The argument to the base64_encode function is now the concat function, which joins together the values of the username and #password fields. The accountId parameter needs to be moved to the jobs section because the http.defaultOptions.params section does not support function calls (yet!). The type parameter was changed to a reference to the userType field (see example [EX111]).

When you handled the configuration parameters, turn the configuration into a template. Place the api section to a separate, individual api.json file:

{
    "baseUrl": "http://example.com/",
    "authentication": {
        "type": "login",
        "loginRequest": {
            "endpoint": "token",
            "headers": {
                "Authorization": {
                    "function": "base64_encode",
                    "args": [
                        {
                            "function": "concat",
                            "args": [
                                {
                                    "attr": "username"
                                },
                                ":",
                                {
                                    "attr": "#password"
                                }
                            ]
                        }
                    ]
                }
            }
        },
        "apiRequest": {
            "headers": {
                "X-Api-Auth": "auth.token"
            }
        }
    }
}

Once you make sure that the extractor works as it did before, remove the user provided values (username, #password, accountId, userType) from the config section, put it in a data section and add name and description to it.
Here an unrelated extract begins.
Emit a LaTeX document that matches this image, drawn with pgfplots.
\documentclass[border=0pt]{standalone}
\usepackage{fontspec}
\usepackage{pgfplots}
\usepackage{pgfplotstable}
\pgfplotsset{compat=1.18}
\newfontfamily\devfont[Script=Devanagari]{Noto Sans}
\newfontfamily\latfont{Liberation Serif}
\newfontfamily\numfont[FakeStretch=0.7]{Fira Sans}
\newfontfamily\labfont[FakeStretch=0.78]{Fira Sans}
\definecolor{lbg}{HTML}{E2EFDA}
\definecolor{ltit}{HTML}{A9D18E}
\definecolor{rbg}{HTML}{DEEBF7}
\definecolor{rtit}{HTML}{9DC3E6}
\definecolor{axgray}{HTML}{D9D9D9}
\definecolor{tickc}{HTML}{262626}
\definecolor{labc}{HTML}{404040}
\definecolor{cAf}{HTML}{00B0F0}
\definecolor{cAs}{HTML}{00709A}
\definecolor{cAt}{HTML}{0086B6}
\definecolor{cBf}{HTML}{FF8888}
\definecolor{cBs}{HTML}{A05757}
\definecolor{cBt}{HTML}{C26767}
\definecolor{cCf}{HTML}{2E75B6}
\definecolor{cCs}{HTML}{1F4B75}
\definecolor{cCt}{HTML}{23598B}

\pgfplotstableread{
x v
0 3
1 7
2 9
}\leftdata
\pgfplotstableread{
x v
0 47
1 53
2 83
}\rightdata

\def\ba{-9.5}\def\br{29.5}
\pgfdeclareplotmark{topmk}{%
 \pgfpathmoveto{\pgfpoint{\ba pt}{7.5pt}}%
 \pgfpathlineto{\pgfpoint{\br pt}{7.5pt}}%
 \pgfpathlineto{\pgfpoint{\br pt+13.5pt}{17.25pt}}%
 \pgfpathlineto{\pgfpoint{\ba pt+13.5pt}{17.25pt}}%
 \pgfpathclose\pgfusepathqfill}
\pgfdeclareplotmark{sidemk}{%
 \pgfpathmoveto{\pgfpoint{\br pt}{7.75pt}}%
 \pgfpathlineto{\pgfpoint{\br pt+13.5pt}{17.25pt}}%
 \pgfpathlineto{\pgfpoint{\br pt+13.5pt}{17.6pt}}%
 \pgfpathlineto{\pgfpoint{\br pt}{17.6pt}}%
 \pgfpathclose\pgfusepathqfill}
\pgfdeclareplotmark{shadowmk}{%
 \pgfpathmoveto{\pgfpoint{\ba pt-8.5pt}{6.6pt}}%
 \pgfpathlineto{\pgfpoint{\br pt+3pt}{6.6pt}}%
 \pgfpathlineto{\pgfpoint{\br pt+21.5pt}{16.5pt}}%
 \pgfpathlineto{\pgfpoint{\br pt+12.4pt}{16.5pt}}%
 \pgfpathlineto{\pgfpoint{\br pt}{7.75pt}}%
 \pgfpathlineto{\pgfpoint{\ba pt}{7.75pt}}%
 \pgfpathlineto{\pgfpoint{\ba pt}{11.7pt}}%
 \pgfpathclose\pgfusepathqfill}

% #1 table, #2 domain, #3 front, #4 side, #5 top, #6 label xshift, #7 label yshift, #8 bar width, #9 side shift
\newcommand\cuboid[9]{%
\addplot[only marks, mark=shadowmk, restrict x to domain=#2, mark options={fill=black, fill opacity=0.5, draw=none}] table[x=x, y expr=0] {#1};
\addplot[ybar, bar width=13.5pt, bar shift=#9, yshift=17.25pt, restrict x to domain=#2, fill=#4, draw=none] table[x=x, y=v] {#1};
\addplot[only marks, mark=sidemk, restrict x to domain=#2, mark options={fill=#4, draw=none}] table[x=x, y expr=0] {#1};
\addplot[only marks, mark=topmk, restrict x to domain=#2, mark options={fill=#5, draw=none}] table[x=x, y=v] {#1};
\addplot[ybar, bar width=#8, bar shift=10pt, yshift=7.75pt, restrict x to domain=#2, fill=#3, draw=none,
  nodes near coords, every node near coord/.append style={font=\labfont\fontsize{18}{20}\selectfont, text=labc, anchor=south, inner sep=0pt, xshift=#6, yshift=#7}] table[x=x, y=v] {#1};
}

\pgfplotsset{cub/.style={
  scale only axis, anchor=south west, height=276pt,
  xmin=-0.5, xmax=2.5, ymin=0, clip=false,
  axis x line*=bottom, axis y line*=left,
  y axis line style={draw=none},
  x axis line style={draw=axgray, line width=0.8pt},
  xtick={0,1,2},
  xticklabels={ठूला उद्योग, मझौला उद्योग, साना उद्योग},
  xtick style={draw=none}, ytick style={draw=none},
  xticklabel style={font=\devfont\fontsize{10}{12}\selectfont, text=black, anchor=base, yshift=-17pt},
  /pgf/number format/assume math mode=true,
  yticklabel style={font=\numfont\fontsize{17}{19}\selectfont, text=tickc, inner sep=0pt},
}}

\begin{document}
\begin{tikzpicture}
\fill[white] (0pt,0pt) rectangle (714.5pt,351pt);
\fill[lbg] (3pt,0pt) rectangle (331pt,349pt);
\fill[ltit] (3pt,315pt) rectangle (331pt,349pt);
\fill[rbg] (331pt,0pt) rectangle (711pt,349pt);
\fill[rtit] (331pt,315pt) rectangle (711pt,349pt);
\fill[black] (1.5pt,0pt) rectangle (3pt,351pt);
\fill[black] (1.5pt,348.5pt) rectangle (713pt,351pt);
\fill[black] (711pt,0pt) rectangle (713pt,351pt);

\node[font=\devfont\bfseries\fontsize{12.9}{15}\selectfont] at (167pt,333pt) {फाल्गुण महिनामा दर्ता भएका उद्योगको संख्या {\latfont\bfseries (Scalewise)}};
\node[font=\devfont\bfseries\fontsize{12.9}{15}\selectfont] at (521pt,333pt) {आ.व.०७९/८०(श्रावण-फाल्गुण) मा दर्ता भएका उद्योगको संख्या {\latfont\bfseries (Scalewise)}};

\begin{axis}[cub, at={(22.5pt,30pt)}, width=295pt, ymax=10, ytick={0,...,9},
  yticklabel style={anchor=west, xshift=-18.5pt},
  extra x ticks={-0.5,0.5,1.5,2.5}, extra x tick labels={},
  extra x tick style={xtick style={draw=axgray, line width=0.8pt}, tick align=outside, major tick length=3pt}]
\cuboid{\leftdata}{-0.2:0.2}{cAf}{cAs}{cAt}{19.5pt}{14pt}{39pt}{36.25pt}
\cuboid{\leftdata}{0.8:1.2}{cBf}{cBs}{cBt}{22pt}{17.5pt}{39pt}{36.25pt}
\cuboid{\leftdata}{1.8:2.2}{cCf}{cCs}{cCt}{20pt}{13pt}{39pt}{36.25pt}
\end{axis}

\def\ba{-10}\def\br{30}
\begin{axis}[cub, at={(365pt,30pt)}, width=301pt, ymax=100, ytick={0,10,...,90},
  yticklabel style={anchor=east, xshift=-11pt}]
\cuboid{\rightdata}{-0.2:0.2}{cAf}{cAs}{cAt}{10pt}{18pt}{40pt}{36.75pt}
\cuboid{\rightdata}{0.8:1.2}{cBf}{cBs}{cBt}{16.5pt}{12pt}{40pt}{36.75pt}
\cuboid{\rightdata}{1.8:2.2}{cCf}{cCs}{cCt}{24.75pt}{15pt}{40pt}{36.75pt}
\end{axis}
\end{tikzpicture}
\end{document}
Save the file into a separate template.json file. The template file therefore contains name, description and data nodes.

{
    "name": "Basic",
    "description": "Basic incremental template",
    "data": {
        "incrementalOutput": true,
        "jobs": [
            {
                "endpoint": "users",
                "dataType": "users",
                "params": {
                    "accountId": {
                        "attr": "accountId"
                    },
                    "type": {
                        "attr": "userType"
                    }
                }
            },
            {
                "endpoint": "orders",
                "dataType": "orders",
                "params": {
                    "accountId": {
                        "attr": "accountId"
                    }
                }
            }
        ]
    }
}

Create as many template.json files as you wish. However, all of them need to share the same api.json configuration. When you want to publish your component, attach the api.json and all template.json files.